Christie Zumm of Highland and her husband, Dave, have two healthy children. And they know how fortunate they are. When Christie worked at a local day care, a young boy there died from pontine glioma, a pediatric brain tumor. That experience enlisted the Zumms in the fight against childhood cancer.
That prompted Dave Zumm and his friend, Aaron Jadernak, to participate in the St. Baldrick’s Foundation’s annual fundraising event and shave their heads to help raise money for the charity, which funds childhood cancer research. “All the events were in bars where children weren’t allowed,” said Christie. “So we decided to host our own family-friendly event.”
That was six years ago, and they’ve organized an event each year since. “We started with our first event in 2013 not knowing what to expect.

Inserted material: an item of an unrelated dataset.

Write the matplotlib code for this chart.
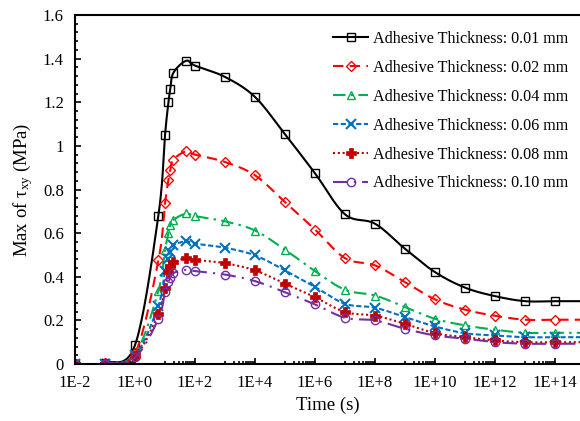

It was a lot of friends who came and signed up and supported us,” said Zumm. “We set our goal small at $5,000. We had that before we even walked into the event that day. We raised just over $10,000 that year.” Since 2013, they’ve raised over $100,000 for St. Baldrick’s.
Organizing the fundraiser requires a lot of help. “It all starts with our core group going out and securing donations. Local stores are the ones who give. ‘Shop Local’ because those are the ones who support these types of events year after year,” said Zumm. “Wicker Park and North Township have been amazing.” After a couple of years, the event grew and needed a larger location. It’s now held at the Wicker Memorial Park Social Center.
“It takes a lot of work before the day of the event, and we have some wonderful family and friends who get out there and get donations. That’s one of the highlights of our event. The other is head shaving,” said Zumm. “We get the posters for our event out early and get the word out.”
Even those who don’t sign up to shave their heads often get caught up in the moment and take the plunge when they realize that donations pour in on the spot. And it’s not limited to men. Several women give their locks to the cause.
The event has a good following, and the Zumms love to see repeat shavees come back year after year, but they’re equally as happy to welcome newbies who want support this cause so close to their hearts. “We have some who have been with us since day one, we have many who have been to many of our events. Friends bring friends with them because they had a great time the year before and that’s how our event has grown. We love seeing familiar faces year after year, and enjoy meeting new participants each year.”
Zumm offers statistics to show the need for her efforts: "Less than 4 percent of government funding goes to childhood cancer research. St. Baldrick's fills that gap by funding research," she said. "When we first started St. Baldrick's six years ago, a child was diagnosed with cancer every three minutes. That number is now every two minutes. And it's not just a cure that is needed, but better treatments. Children are treated with the same chemicals as adults. Many children have chronic health problems from the treatments."